I can only do n things at a time
Multiprocessing systems are systems that use multiple central processing units (CPUs) to run several tasks simultaneously. A multiprocessing system can be symmetric, where all CPUs are of the same type, or asymmetric, where there are different types of CPUs,
Parallel processing is where an application performs several operations at the same time. There are two varieties of parallel processing: Single-instruction-multiple-data (SIMD) systems run a single program and distribute the individual operations among several arithmetic/logic units (ALUs), or use a pipelined ALU, which breaks operations into smaller steps and sends operations along this pipeline while other operations are being processed further along the pipeline; operations can be distributed among several pipelined ALUs. Multiple-instruction-multiple-data (MIMD) systems run the program independently on several CPUs. Systems that cannot do parallel processing are called single-instruction-single-data (SISD) systems.

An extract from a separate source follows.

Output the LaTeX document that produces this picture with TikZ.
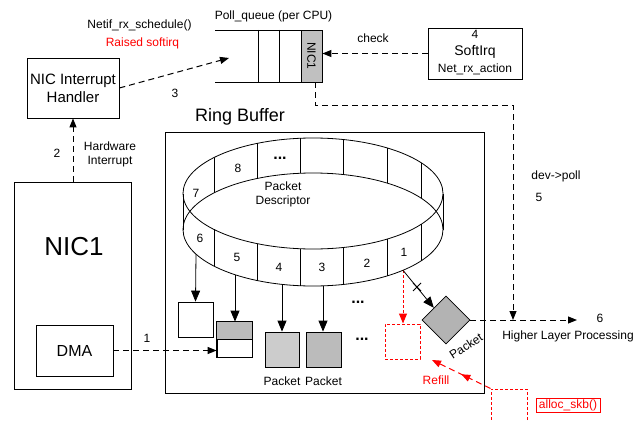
\documentclass[tikz,border=0pt]{standalone}
\usepackage{fontspec}
\setmainfont{Liberation Sans}
\usetikzlibrary{arrows.meta,shapes.geometric,decorations.markings,calc}
\definecolor{qgray}{HTML}{C0C0C0}
\definecolor{lgray}{HTML}{CCCCCC}
\definecolor{mgray}{HTML}{BBBBBB}
\definecolor{dgray}{HTML}{B3B3B3}
\definecolor{myred}{HTML}{FF0000}
\begin{document}
\begin{tikzpicture}[x=1pt,y=-1pt,
  every node/.style={font=\fontsize{12}{14}\selectfont, inner sep=0pt},
  box/.style={draw, line width=0.8pt, fill=white, inner sep=0pt},
  sq/.style={box, minimum width=35pt, minimum height=35pt},
  redsq/.style={draw=myred, line width=1pt, dash pattern=on 3pt off 2pt, minimum width=35pt, minimum height=35pt},
  dsh/.style={line width=1pt, dash pattern=on 6pt off 4pt},
  tipd/.style={-{Triangle[length=9pt,width=7pt]}},
  tips/.style={-{Triangle[length=11pt,width=9pt]}},
  ln/.style={line width=0.8pt},
  redtxt/.style={text=myred},
  dots/.style={font=\fontsize{16}{16}\selectfont\bfseries}
]
\useasboundingbox (0,0) rectangle (634,420);
\clip (0,0) rectangle (634,420);

% ---------- top part ----------
\node[box, minimum width=92pt, minimum height=60pt, align=center,
      font=\fontsize{15}{18}\selectfont] (handler) at (73,88) {NIC Interrupt\\Handler};
\node (netif) at (139.5,25) {Netif\_rx\_schedule()};
\node[redtxt] (raised) at (142.5,43) {Raised softirq};
\node (pqlabel) at (273.5,16) {Poll\_queue (per CPU)};
\node (three) at (175,93) {3};

% poll queue
\draw[ln] (215,30) -- (322,30);
\draw[ln] (215,82) -- (322,82);
\foreach \xx in {258,279} { \draw[ln] (\xx,30) -- (\xx,82); }
\node[box, fill=qgray, minimum width=21pt, minimum height=52pt] (nicq) at (311.5,56) {};
\node[rotate=-90] (nicqtxt) at (nicq.center) {NIC1};

% softirq
\node[box, minimum width=94pt, minimum height=51pt] (softirq) at (475,53.5) {};
\node (four) at (475,34) {4};
\node[font=\fontsize{14}{16}\selectfont] (softtxt) at (475,52) {SoftIrq};
\node (netrx) at (475,69) {Net\_rx\_action};
\node (check) at (373,38) {check};

% ---------- NIC ----------
\node[box, minimum width=117pt, minimum height=207pt] (nic) at (72.5,285.5) {};
\node[font=\fontsize{26}{30}\selectfont] (nictxt) at (74,247) {NIC1};
\node[box, minimum width=77pt, minimum height=51pt, font=\fontsize{16}{18}\selectfont] (dma) at (74.5,350.5) {DMA};
\node (two) at (57,153) {2};
\node[align=center] (hwint) at (110,154) {Hardware\\Interrupt};
\node (one) at (147,338) {1};

% ---------- Ring buffer ----------
\node[draw, line width=0.8pt, minimum width=319pt, minimum height=261pt] (rb) at (324.5,262.5) {};
\node[font=\fontsize{18}{20}\selectfont] (rbtxt) at (240,117) {Ring Buffer};

\draw[ln] (313,193.5) ellipse [x radius=130pt, y radius=55.5pt];
\draw[ln] (313,229.5) ellipse [x radius=130pt, y radius=56.5pt];
\draw[ln] (183,193.5) -- (183,229.5);
\draw[ln] (443,193.5) -- (443,229.5);
\foreach \xx in {214,257,300,343,387,421} {
  \pgfmathsetmacro{\s}{sqrt(1-((\xx-313)/130)^2)}
  \draw[ln] (\xx,{193.5-55.5*\s}) -- (\xx,{229.5-56.5*\s});
  \draw[ln] (\xx,{193.5+55.5*\s}) -- (\xx,{229.5+56.5*\s});
}
\node (c8) at (238,168) {8};
\node[dots] (cdots) at (280,158) {...};
\node (c7) at (196,193) {7};
\node (c6) at (200,238) {6};
\node (c5) at (237,257) {5};
\node (c4) at (279,267) {4};
\node (c3) at (322,267) {3};
\node (c2) at (367,263) {2};
\node (c1) at (404,252) {1};
\node[align=center] (pd) at (283,194) {Packet\\Descriptor};

\coordinate (r6) at (196,254);
\coordinate (r5) at (235,274.7);
\coordinate (r4) at (282,284.4);
\coordinate (r3) at (323,285.8);
\coordinate (r1) at (403,270.3);

% buffers
\node[sq] (box1) at (195.5,319.5) {};
\node[sq] (box2) at (234.5,339.5) {};
\fill[mgray] (box2.north west) rectangle (box2.east);
\draw[ln] (box2.north west) rectangle (box2.south east);
\draw[ln] (box2.west) -- (box2.east);
\node[sq, fill=lgray, minimum width=34pt] (box3) at (282,349.5) {};
\node[sq, fill=mgray] (box4) at (323.5,349.5) {};
\node (pk3) at (282,381) {Packet};
\node (pk4) at (323.5,381) {Packet};
\node[dots] (dots1) at (358,302) {...};
\node[dots] (dots2) at (362,339) {...};
\node[redsq] (redbox) at (402.5,341.5) {};
\node[diamond, draw, line width=0.8pt, fill=dgray, minimum width=48pt, minimum height=48pt, aspect=1] (pkt) at (446,320) {};
\node[rotate=33] (pkttxt) at (466,346) {Packet};

\draw[ln, tips] (r6) -- (box1.north);
\draw[ln, tips] (r5) -- (r5 |- box2.north);
\draw[ln, tips] (r4) -- (r4 |- box3.north);
\draw[ln, tips] (r3) -- (r3 |- box4.north);
\draw[myred, line width=1pt, dash pattern=on 3pt off 2pt, -{Triangle[length=10pt,width=8pt]}] (r1) -- (r1 |- redbox.north);
\draw[ln, tips] (r1) -- (pkt.north west);
\draw[ln] (413,283) -- (421,291);
\draw[ln] (413,291) -- (421,283);

% ---------- connectors ----------
\coordinate (qin) at (229,58);
\draw[dsh, tipd] (handler.east) -- (qin);
\draw[dsh, tipd] (softirq.west) -- (softirq.west -| nicq.east);
\draw[dsh, tipd] (nic.north -| handler.south) -- (handler.south);
\draw[dsh, tipd] (dma.east) -- (dma.east -| box2.west);
\coordinate (qout) at ($(nicq.south)+(3.5,0)$);
\coordinate (turn) at (513,105);
\coordinate (join) at (513,320);
\draw[dsh, tipd] (qout) |- (turn) -- (join);
\coordinate (hlp) at (577,320);
\draw[dsh, tipd] (pkt.east) -- (hlp);
\node (six) at (600,318) {6};
\node (hlptxt) at (568,336) {Higher Layer Processing};
\node (devpoll) at (556,176) {dev->poll};
\node (five) at (539,197) {5};

% refill
\node[redsq, minimum width=36pt, minimum height=40pt] (alloc) at (509,409) {};
\node[draw=myred, line width=0.8pt, redtxt, inner xsep=3pt, inner ysep=1.5pt] (allocl) at (568,405) {alloc\_skb()};
\coordinate (refend) at (432,360);
\draw[myred, line width=1pt, dash pattern=on 6pt off 4pt,
      postaction={decorate, decoration={markings, mark=at position 0.5 with {\arrow{Triangle[length=9pt,width=7pt]}}}},
      -{Triangle[length=9pt,width=7pt]}] (alloc.north west) -- (refend);
\node[redtxt] (refill) at (436,380) {Refill};
\end{tikzpicture}
\end{document}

The bottleneck in most massively parallel applications is in sharing data between processors. There are two potential choke points: reading from and writing to a shared database, and transmitting intermediate results among several processors. Parallel processor collections are classified by their interconnection topology: bus, tree, ring, star, hypercube (n-dimensional cube), or n-dimensional mesh.
Asymmetric multiprocessing systems containing commercial processors often use both CPUs and Graphics Processing Units (GPUs). GPUs are optimized for matrix operations, which can take advantage of pipelies.